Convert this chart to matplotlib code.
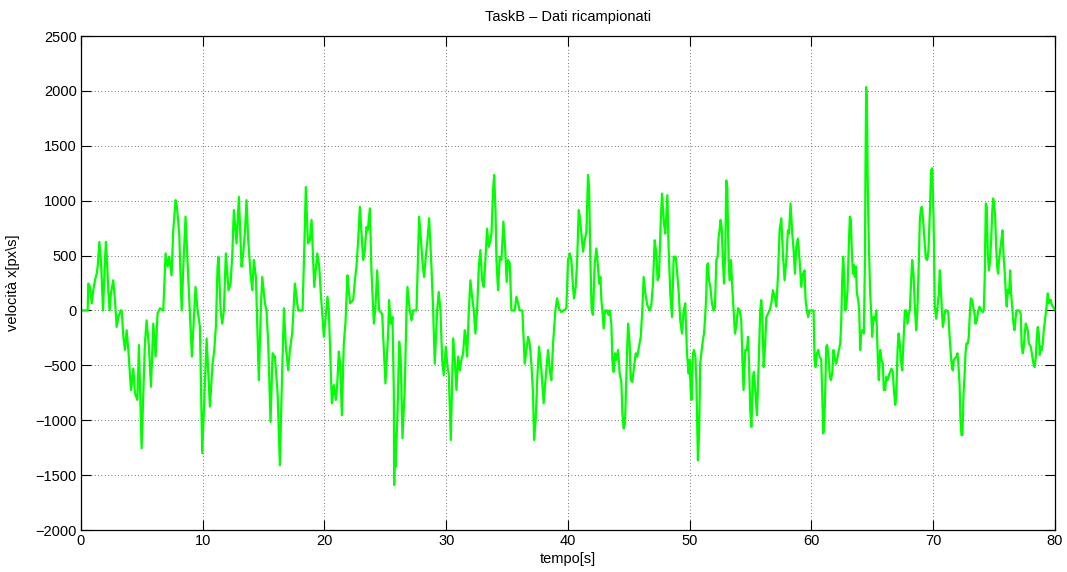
import numpy as np
import matplotlib
matplotlib.use("Agg")
import matplotlib.pyplot as plt

# resampled x velocity, split in 10 s chunks (time [s], velocity [px/s])
t_00 = [0, 0.55, 0.60, 0.74, 0.88, 1.01, 1.15, 1.29, 1.37, 1.51, 1.64, 1.81, 1.97, 2.05, 2.16,
        2.24, 2.35, 2.46, 2.65, 2.79, 2.93, 3.07, 3.26, 3.34, 3.48, 3.61, 3.75, 3.89, 4.11, 4.30,
        4.43, 4.63, 4.76, 4.98, 5.12, 5.25, 5.39, 5.58, 5.75, 5.94, 6.13, 6.29, 6.49, 6.76, 6.95,
        7.12, 7.25, 7.44, 7.58, 7.77, 7.88, 8.07, 8.27, 8.43, 8.59, 8.81, 9.11, 9.41, 9.58, 9.77, 9.96]
v_00 = [0, 0, 245, 215, 65, 185, 275, 335, 400, 625, 460, 0, 460, 625, 400,
        185, 0, 155, 275, 95, -150, -60, 0, 0, -240, -360, -180, -360, -725, -530,
        -755, -815, -315, -1255, -755, -300, -90, -330, -695, -120, -420, -25, 20, 0, 520,
        400, 490, 320, 730, 1005, 945, 700, 0, 460, 855, 305, -420, 215, 0, -150, -1300]

t_10 = [10.32, 10.59, 10.81, 10.95, 11.08, 11.22, 11.30, 11.47, 11.60, 11.74, 11.90, 12.12, 12.29, 12.42, 12.56,
        12.78, 12.97, 13.19, 13.33, 13.46, 13.60, 13.74, 13.93, 14.07, 14.20, 14.37, 14.61, 14.78, 14.89, 15.11,
        15.24, 15.38, 15.57, 15.74, 15.93, 16.15, 16.34, 16.48, 16.67, 16.83, 17.02, 17.16, 17.35, 17.57, 17.71,
        17.84, 18.20, 18.34, 18.47, 18.64, 18.80, 18.94, 19.16, 19.41, 19.57, 19.70, 19.95]
v_10 = [-255, -875, -485, -360, -150, 400, 490, 0, -120, 0, 520, 185, 245, 490, 915,
        610, 1035, 400, 520, 700, 1005, 640, 335, 185, 460, 305, -635, 35, 305, 65,
        0, -300, -1015, -390, -420, -755, -1410, -755, 20, -330, -545, -360, -210, 245, 125,
        0, 0, 550, 1125, 610, 640, 825, 215, 520, 400, 155, -240]

t_20 = [20.25, 20.36, 20.50, 20.61, 20.77, 20.94, 21.04, 21.18, 21.29, 21.43, 21.59, 21.73, 21.89, 22.00, 22.11,
        22.36, 22.50, 22.63, 22.77, 22.91, 23.18, 23.32, 23.45, 23.56, 23.73, 23.86, 24.06, 24.19, 24.33, 24.49,
        24.74, 25.01, 25.23, 25.31, 25.45, 25.59, 25.70, 25.73, 25.78, 25.84, 26.00, 26.14, 26.27, 26.41, 26.60,
        26.74, 26.82, 27.01, 27.15, 27.29, 27.56, 27.78, 27.97, 28.08, 28.19, 28.30, 28.46, 28.60, 28.79, 28.93,
        29.06, 29.26, 29.39, 29.53, 29.67, 29.80, 29.97, 30.11]
v_20 = [125, 0, -485, -845, -680, -815, -695, -375, -485, -955, -300, -105, 320, 185, 65,
        95, 275, 400, 640, 945, 460, 550, 760, 730, 930, 365, -120, 35, 365, 0,
        -30, -665, -210, 95, -120, -60, -755, -1590, -1120, -1425, -940, -285, -450, -1165, -695,
        0, 215, 0, -90, 0, 0, 855, 580, 400, 305, 460, 640, 840, 400, 0,
        -485, 0, 170, 0, -450, -590, -330, -515]

t_30 = [30.21, 30.38, 30.57, 30.71, 30.84, 30.98, 31.12, 31.25, 31.39, 31.53, 31.61, 31.72, 31.86, 31.99, 32.13,
        32.27, 32.40, 32.54, 32.68, 32.81, 32.95, 33.09, 33.22, 33.36, 33.50, 33.64, 33.72, 33.85, 33.94, 34.05,
        34.13, 34.26, 34.40, 34.54, 34.70, 34.84, 34.97, 35.08, 35.22, 35.36, 35.63, 35.77, 35.91, 36.04, 36.26,
        36.45, 36.59, 36.73, 36.86, 37.00, 37.13, 37.22, 37.35, 37.49, 37.63, 37.82, 38.01, 38.18, 38.37, 38.51,
        38.64, 38.78, 38.97, 39.11, 39.27, 39.46, 39.65, 39.87, 40.01]
v_30 = [-575, -1180, -255, -450, -725, -420, -545, -450, -390, -180, -240, -420, 0, 275, 125,
        0, -210, 0, 400, 550, 275, 215, 460, 745, 580, 640, 700, 1095, 1235, 915,
        460, 185, 490, 460, 810, 580, 260, 460, 430, 0, 0, 125, 65, 0, 0,
        -485, -360, -240, -300, -485, -755, -1180, -1000, -605, -330, -545, -845, -605, -360, -545,
        -635, -300, 0, 110, 20, -15, 0, 20, 460]

t_40 = [40.15, 40.28, 40.42, 40.50, 40.64, 40.75, 40.89, 40.97, 41.11, 41.24, 41.38, 41.52, 41.65, 41.74, 41.84,
        41.95, 42.06, 42.20, 42.34, 42.47, 42.56, 42.67, 42.75, 42.83, 42.94, 43.05, 43.21, 43.32, 43.43, 43.57,
        43.65, 43.76, 43.87, 43.98, 44.12, 44.25, 44.39, 44.47, 44.58, 44.69, 44.80, 44.94, 45.07, 45.16, 45.29,
        45.43, 45.57, 45.70, 45.84, 45.98, 46.11, 46.22, 46.36, 46.52, 46.72, 46.85, 46.99, 47.13, 47.26, 47.37,
        47.48, 47.62, 47.73, 47.89, 48.00, 48.17, 48.27, 48.41, 48.55, 48.69, 48.85, 48.96, 49.09, 49.23, 49.37,
        49.51, 49.64, 49.78, 49.92]
v_40 = [520, 460, 215, 110, 215, 430, 915, 855, 700, 535, 640, 715, 1235, 1125, 490,
        0, -40, 430, 565, 400, 245, 305, 95, 0, -165, 0, 0, -40, 0, -120,
        -450, -560, -390, -450, -360, -575, -650, -925, -1075, -1030, -605, -120, -300, -635, -650,
        -515, -390, -420, -330, -240, 0, 305, 155, 50, 0, 50, 245, 640, 520, 275,
        305, 790, 1065, 790, 700, 1050, 580, 155, -60, 490, 490, 365, 185, -90, -210,
        0, 65, -390, -575]

t_50 = [50.00, 50.08, 50.16, 50.27, 50.36, 50.47, 50.55, 50.63, 50.68, 50.77, 50.87, 50.99, 51.09, 51.18, 51.29,
        51.37, 51.42, 51.50, 51.59, 51.70, 51.83, 51.97, 52.08, 52.19, 52.30, 52.38, 52.46, 52.54, 52.63, 52.71,
        52.82, 52.93, 53.01, 53.09, 53.20, 53.28, 53.39, 53.50, 53.61, 53.72, 53.83, 53.97, 54.11, 54.24, 54.32,
        54.43, 54.57, 54.71, 54.79, 54.87, 54.98, 55.07, 55.20, 55.28, 55.39, 55.53, 55.67, 55.80, 55.88, 55.97,
        56.08, 56.19, 56.30, 56.43, 56.57, 56.71, 56.84, 56.98, 57.12, 57.25, 57.39, 57.53, 57.66, 57.80, 57.94,
        58.07, 58.16, 58.29, 58.43, 58.54, 58.65, 58.76, 58.89, 59.03, 59.17, 59.31, 59.44, 59.52, 59.63, 59.74,
        59.85]
v_50 = [-450, -725, -815, -390, -360, -420, -635, -1060, -1365, -1150, -485, -360, -270, -210, -30,
        155, 400, 430, 275, 215, 65, 0, 30, 460, 490, 670, 730, 825, 760, 520,
        245, 550, 1185, 1125, 460, 275, 460, 215, 0, -210, -150, 20, 0, -90, -390,
        -725, -360, -360, -240, -450, -910, -1060, -605, -560, -725, -955, -485, 0, 95, -30,
        -515, -330, -60, -30, 0, 65, 185, 125, 35, 305, 730, 840, 520, 275, 460,
        730, 700, 975, 700, 550, 335, 580, 655, 460, 215, 335, 365, 95, 0, -60,
        0]

t_60 = [60.18, 60.26, 60.34, 60.45, 60.56, 60.67, 60.81, 60.89, 60.97, 61.05, 61.14, 61.22, 61.30, 61.41, 61.52,
        61.60, 61.71, 61.82, 61.93, 62.04, 62.15, 62.26, 62.37, 62.45, 62.53, 62.61, 62.69, 62.78, 62.86, 62.97,
        63.08, 63.16, 63.24, 63.33, 63.41, 63.49, 63.57, 63.66, 63.74, 63.85, 63.93, 64.01, 64.09, 64.18, 64.31,
        64.40, 64.45, 64.50, 64.56, 64.64, 64.72, 64.83, 64.91, 64.99, 65.10, 65.21, 65.33, 65.46, 65.54, 65.65,
        65.76, 65.87, 65.95, 66.06, 66.15, 66.26, 66.37, 66.47, 66.58, 66.69, 66.78, 66.89, 66.97, 67.08, 67.16,
        67.24, 67.35, 67.46, 67.57, 67.68, 67.79, 67.90, 68.01, 68.09, 68.17, 68.28, 68.39, 68.50, 68.61, 68.72,
        68.83, 68.91, 68.99, 69.07, 69.18, 69.29, 69.40, 69.51, 69.62, 69.73, 69.84, 69.92]
v_60 = [0, -450, -515, -390, -360, -420, -450, -755, -1120, -1060, -725, -330, -315, -420, -605,
        -635, -575, -360, -450, -485, -420, -360, -300, -120, 275, 490, 335, 0, 20, 185,
        610, 855, 825, 520, 335, 415, 305, 400, 155, 95, 0, -360, -210, -180, -210,
        460, 1370, 2035, 1915, 1065, 610, 155, 0, -240, -60, -90, 0, -450, -635, -360,
        -450, -485, -725, -725, -605, -635, -590, -560, -530, -560, -725, -860, -785, -360, -210,
        -270, -450, -545, -270, 0, 0, -120, -25, 0, 215, 460, 335, 35, -180, 35,
        460, 825, 915, 945, 825, 640, 475, 460, 550, 885, 1280, 1295]

t_70 = [70.03, 70.14, 70.25, 70.36, 70.47, 70.55, 70.64, 70.72, 70.80, 70.88, 70.99, 71.15, 71.26, 71.34, 71.45,
        71.54, 71.62, 71.70, 71.81, 71.92, 72.00, 72.08, 72.17, 72.25, 72.33, 72.41, 72.50, 72.58, 72.66, 72.74,
        72.85, 72.93, 73.02, 73.10, 73.21, 73.29, 73.40, 73.48, 73.59, 73.69, 73.81, 73.94, 74.08, 74.16, 74.24,
        74.33, 74.41, 74.49, 74.58, 74.66, 74.77, 74.85, 74.93, 75.01, 75.10, 75.18, 75.26, 75.34, 75.42, 75.51,
        75.61, 75.70, 75.78, 75.89, 75.97, 76.05, 76.13, 76.24, 76.33, 76.41, 76.49, 76.60, 76.68, 76.76, 76.85,
        77.09, 77.20, 77.28, 77.37, 77.45, 77.53, 77.61, 77.69, 77.78, 77.86, 77.94, 78.02, 78.11, 78.19, 78.27,
        78.35, 78.44, 78.52, 78.60, 78.68, 78.76, 78.85, 78.93, 79.01, 79.09, 79.17, 79.26, 79.34, 79.42, 79.50,
        79.59, 79.67, 79.75, 79.86, 80.0]
v_70 = [885, 35, -75, 35, 155, 365, 185, 0, -150, -90, 0, 0, -30, -210, -390,
        -515, -545, -450, -435, -420, -390, -500, -665, -1000, -1135, -1135, -755, -605, -390, -300,
        -300, -240, -25, 110, 95, 35, -25, -120, -90, -10, 35, 0, -15, 0, 305,
        975, 945, 520, 365, 430, 640, 885, 1020, 975, 855, 580, 400, 335, 460, 550,
        640, 730, 520, 335, 155, 35, 185, 155, 365, 155, 35, -120, -180, -90, 0,
        0, -30, -330, -390, -330, -210, -120, -150, -180, -300, -315, -330, -390, -450, -500,
        -515, -420, -240, -150, -210, -405, -330, -360, -300, -180, -105, -25, 65, 155, 65,
        95, 95, 50, 35, 0]

t = np.concatenate([t_00, t_10, t_20, t_30, t_40, t_50, t_60, t_70])
vx = np.concatenate([v_00, v_10, v_20, v_30, v_40, v_50, v_60, v_70])

plt.rcParams['font.family'] = ['Liberation Sans', 'DejaVu Sans']
plt.rcParams['font.size'] = 10.5

fig = plt.figure(figsize=(10.67, 5.72), dpi=100)
ax = fig.add_axes([0.0759, 0.0734, 0.9127, 0.8636])

ax.plot(t, vx, color=(0, 1, 0), linewidth=1.6)

ax.set_xlim(0, 80)
ax.set_ylim(-2000, 2500)
ax.set_xticks(np.arange(0, 81, 10))
ax.set_yticks(np.arange(-2000, 2501, 500))
ax.grid(True, color='#444444', linestyle=(0, (1, 3)), linewidth=0.6)
ax.tick_params(direction='in', top=True, right=True, length=7, width=0.8, pad=3)
for s in ax.spines.values():
    s.set_linewidth(0.9)

ax.set_title('TaskB – Dati ricampionati', fontsize=10.5, pad=11)
ax.set_xlabel('tempo[s]', labelpad=3)
ax.set_ylabel('velocità x[px\\s]', labelpad=11)

fig.savefig('out.png', dpi=100)
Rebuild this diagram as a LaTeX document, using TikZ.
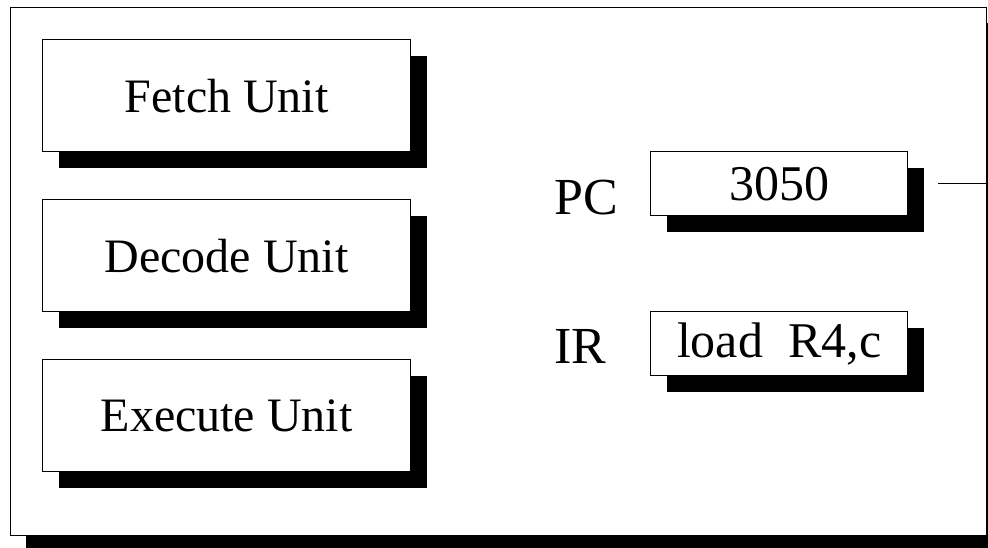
\documentclass[tikz,border=0pt]{standalone}
\usepackage{fontspec}
\setmainfont{Liberation Serif}
\usetikzlibrary{shadows}
\tikzset{
  shbox/.style={draw=black, line width=1.3pt, fill=white, inner sep=0pt,
    drop shadow={shadow xshift=16pt, shadow yshift=-16pt, fill=black, opacity=1}},
  unitbox/.style={shbox, anchor=north west, minimum width=368pt, minimum height=112pt,
    font=\fontsize{48}{56}\selectfont},
  regbox/.style={shbox, anchor=north west, minimum width=257pt, minimum height=64pt,
    font=\fontsize{50}{58}\selectfont},
  reglabel/.style={anchor=base, inner sep=0pt, font=\fontsize{52}{60}\selectfont},
  link/.style={draw=black, line width=1.3pt}
}
\begin{document}
\begin{tikzpicture}[x=1pt, y=-1pt]
\useasboundingbox[fill=white] (0,0) rectangle (988,548);
\node[draw=black, line width=1.3pt, fill=white, inner sep=0pt, anchor=north west,
  minimum width=976pt, minimum height=528pt,
  drop shadow={shadow xshift=15pt, shadow yshift=-15pt, fill=black, opacity=1}]
  (outer) at (10,7) {};
\node[unitbox] (fetch) at (42,39) {Fetch Unit};
\node[unitbox] (decode) at (42,199) {Decode Unit};
\node[unitbox] (execute) at (42,359) {Execute Unit};
\node[regbox] (pc) at (650,151) {3050};
\node[regbox] (ir) at (650,311) {load~~R4,c};
\node[reglabel] (pclabel) at (586,215) {PC};
\node[reglabel] (irlabel) at (580,363) {IR};
\coordinate (pcout) at ([xshift=30pt]pc.east);
\draw[link] (pcout) -- (pcout -| outer.east);
\end{tikzpicture}
\end{document}
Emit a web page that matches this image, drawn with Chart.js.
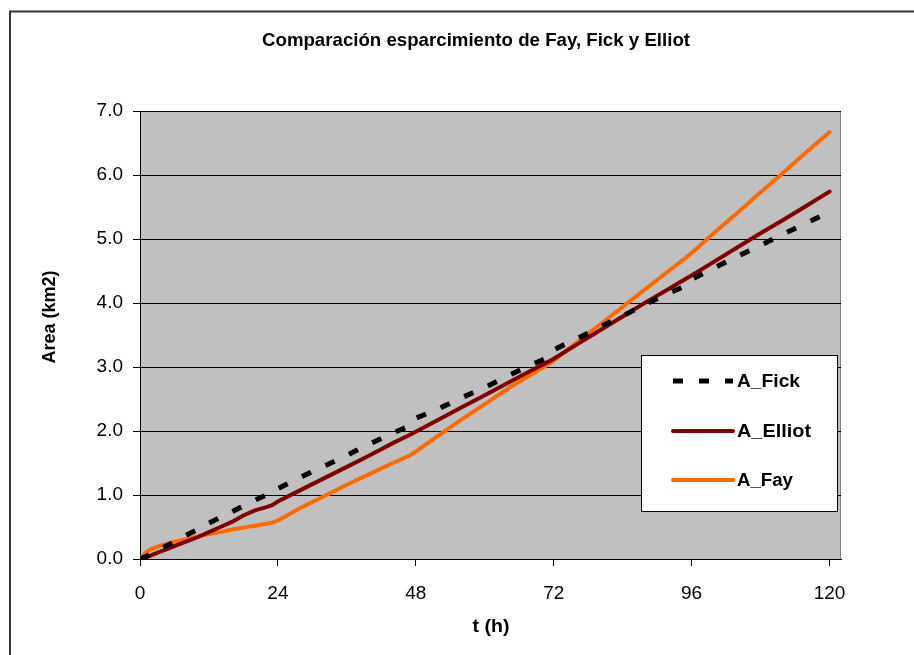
<!DOCTYPE html>
<html>
<head>
<meta charset="utf-8">
<script src="https://cdn.jsdelivr.net/npm/chart.js@4.4.1/dist/chart.umd.min.js"></script>
<style>
  html, body { margin: 0; padding: 0; background: #fff; }
  #wrap { width: 914px; height: 655px; position: relative; }
</style>
</head>
<body>
<div id="wrap"><canvas id="areaChart" width="914" height="655"></canvas></div>
<script>
// hours and areas (km2)
const hours = [0, 1, 2, 4, 6, 8, 10, 12, 14, 16, 18, 20, 22, 23, 24, 28, 32, 36, 40, 44, 47, 48,
  52, 56, 60, 64, 68, 71, 72, 76, 80, 84, 88, 92, 95, 96, 100, 104, 108, 112, 116, 120];

const aFick = [0, 0.04, 0.08, 0.18, 0.27, 0.37, 0.46, 0.56, 0.65, 0.74, 0.83, 0.92, 1.0, 1.03, 1.1,
  1.28, 1.45, 1.62, 1.8, 1.97, 2.08, 2.2, 2.35, 2.52, 2.68, 2.86, 3.03, 3.15, 3.27,
  3.44, 3.62, 3.8, 3.98, 4.15, 4.27, 4.37, 4.55, 4.73, 4.9, 5.08, 5.25, 5.42];

const aElliot = [0, 0.02, 0.06, 0.13, 0.2, 0.27, 0.34, 0.42, 0.5, 0.58, 0.68, 0.76, 0.81, 0.84, 0.9,
  1.08, 1.26, 1.44, 1.62, 1.81, 1.94, 1.99, 2.18, 2.37, 2.56, 2.75, 2.94, 3.08, 3.13,
  3.35, 3.57, 3.79, 4.01, 4.22, 4.38, 4.43, 4.65, 4.87, 5.09, 5.3, 5.52, 5.74];

const aFay = [0, 0.1, 0.16, 0.22, 0.27, 0.31, 0.35, 0.39, 0.42, 0.46, 0.49, 0.52, 0.55, 0.57, 0.6,
  0.8, 0.98, 1.16, 1.33, 1.5, 1.62, 1.68, 1.93, 2.18, 2.42, 2.66, 2.88, 3.04, 3.1,
  3.38, 3.66, 3.94, 4.22, 4.5, 4.71, 4.78, 5.1, 5.41, 5.73, 6.04, 6.36, 6.67];

const xTicks = [0, 24, 48, 72, 96, 120];
const yTicks = [0, 1, 2, 3, 4, 5, 6, 7];

const seriesNames = ["A_Fick", "A_Elliot", "A_Fay"];

const toPoints = vals => hours.map((h, i) => ({ x: h, y: vals[i] }));

const FONT = "'Liberation Sans', Arial, sans-serif";

// draw text squeezed/stretched to a given width (the original text is a bit narrow)
function fitText(ctx, txt, x, y, w) {
  const m = ctx.measureText(txt).width;
  ctx.save();
  ctx.translate(x, y);
  ctx.scale(w / m, 1);
  ctx.fillText(txt, 0, 0);
  ctx.restore();
}

// gray plot area, outer frame, titles and the boxed legend
const decor = {
  id: "decor",
  beforeDraw(chart) {
    const { ctx, chartArea: a } = chart;
    ctx.save();
    ctx.fillStyle = "#fff";
    ctx.fillRect(0, 0, chart.width, chart.height);
    ctx.fillStyle = "#c0c0c0";
    ctx.fillRect(a.left, a.top, a.right - a.left, a.bottom - a.top);
    ctx.strokeStyle = "#808080";
    ctx.lineWidth = 1;
    ctx.strokeRect(a.left + 0.5, a.top + 0.5, a.right - a.left - 1, a.bottom - a.top);
    // outer frame
    ctx.strokeStyle = "#333";
    ctx.lineWidth = 2;
    ctx.beginPath();
    ctx.moveTo(10, chart.height);
    ctx.lineTo(10, 11.5);
    ctx.lineTo(chart.width, 11.5);
    ctx.stroke();
    ctx.restore();
  },
  afterDraw(chart) {
    const { ctx } = chart;
    ctx.save();
    ctx.fillStyle = "#000";
    ctx.textAlign = "center";
    ctx.textBaseline = "middle";
    ctx.font = "bold 19px " + FONT;
    fitText(ctx, "Comparación esparcimiento de Fay, Fick y Elliot", 476, 41, 428);
    ctx.font = "bold 18px " + FONT;
    fitText(ctx, "t (h)", 491, 627, 37);
    ctx.save();
    ctx.translate(50, 317);
    ctx.rotate(-Math.PI / 2);
    ctx.font = "bold 18px " + FONT;
    ctx.fillText("Area (km2)", 0, 0);
    ctx.restore();

    // legend box
    const bx = 641, by = 355, bw = 196, bh = 156;
    ctx.fillStyle = "#fff";
    ctx.fillRect(bx, by, bw, bh);
    ctx.strokeStyle = "#000";
    ctx.lineWidth = 1;
    ctx.strokeRect(bx + 0.5, by + 0.5, bw, bh);
    const rows = [381, 431, 480];
    const widths = [63, 74, 56];
    chart.data.datasets.forEach((ds, i) => {
      const y = rows[i];
      ctx.save();
      ctx.strokeStyle = ds.borderColor;
      ctx.lineWidth = ds.borderWidth;
      ctx.lineCap = ds.borderDash ? "butt" : "round";
      ctx.setLineDash(ds.borderDash || []);
      ctx.beginPath();
      ctx.moveTo(673, y);
      ctx.lineTo(733, y);
      ctx.stroke();
      ctx.restore();
      ctx.fillStyle = "#000";
      ctx.textAlign = "left";
      ctx.font = "bold 18px " + FONT;
      fitText(ctx, ds.label, 737, y + 1, widths[i]);
    });
    ctx.restore();
  }
};

new Chart(document.getElementById("areaChart"), {
  type: "line",
  data: {
    datasets: [
      {
        label: seriesNames[0],
        data: toPoints(aFick),
        borderColor: "#000000",
        borderWidth: 5,
        borderDash: [10, 16],
        pointRadius: 0,
        tension: 0,
        fill: false
      },
      {
        label: seriesNames[1],
        data: toPoints(aElliot),
        borderColor: "#800000",
        borderWidth: 4,
        borderCapStyle: "round",
        pointRadius: 0,
        tension: 0,
        fill: false
      },
      {
        label: seriesNames[2],
        data: toPoints(aFay),
        borderColor: "#ff6a00",
        borderWidth: 4,
        borderCapStyle: "round",
        pointRadius: 0,
        tension: 0,
        fill: false
      }
    ]
  },
  options: {
    responsive: false,
    animation: false,
    layout: { padding: { left: 0, top: 111, right: 73, bottom: 0 } },
    plugins: {
      legend: { display: false },
      title: { display: false },
      tooltip: { enabled: false }
    },
    scales: {
      x: {
        type: "linear",
        min: 0,
        max: 122,
        afterFit: s => { s.height = 96; },
        afterBuildTicks: s => { s.ticks = xTicks.map(v => ({ value: v })); },
        grid: { drawOnChartArea: false, drawTicks: true, tickLength: 7, color: "#000" },
        border: { color: "#000", width: 1 },
        ticks: {
          padding: 16,
          color: "#000",
          maxRotation: 0,
          font: { family: FONT, size: 19 }
        }
      },
      y: {
        min: 0,
        max: 7,
        afterFit: s => { s.width = 140; },
        afterBuildTicks: s => { s.ticks = yTicks.map(v => ({ value: v })); },
        grid: { color: "#000", tickLength: 7, lineWidth: 1 },
        border: { color: "#000", width: 1 },
        ticks: {
          padding: 10,
          color: "#000",
          callback: v => v.toFixed(1),
          font: { family: FONT, size: 19 }
        }
      }
    }
  },
  plugins: [decor]
});
</script>
</body>
</html>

▸ TASK REQUIREMENTS
Give the lines above again exactly, from the one containing "Emit a web page" to the one containing "112, 116, 120];", both included, but leave out the pictures.

▸ CORRECT RESULT
Emit a web page that matches this image, drawn with Chart.js.
<!DOCTYPE html>
<html>
<head>
<meta charset="utf-8">
<script src="https://cdn.jsdelivr.net/npm/chart.js@4.4.1/dist/chart.umd.min.js"></script>
<style>
  html, body { margin: 0; padding: 0; background: #fff; }
  #wrap { width: 914px; height: 655px; position: relative; }
</style>
</head>
<body>
<div id="wrap"><canvas id="areaChart" width="914" height="655"></canvas></div>
<script>
// hours and areas (km2)
const hours = [0, 1, 2, 4, 6, 8, 10, 12, 14, 16, 18, 20, 22, 23, 24, 28, 32, 36, 40, 44, 47, 48,
  52, 56, 60, 64, 68, 71, 72, 76, 80, 84, 88, 92, 95, 96, 100, 104, 108, 112, 116, 120];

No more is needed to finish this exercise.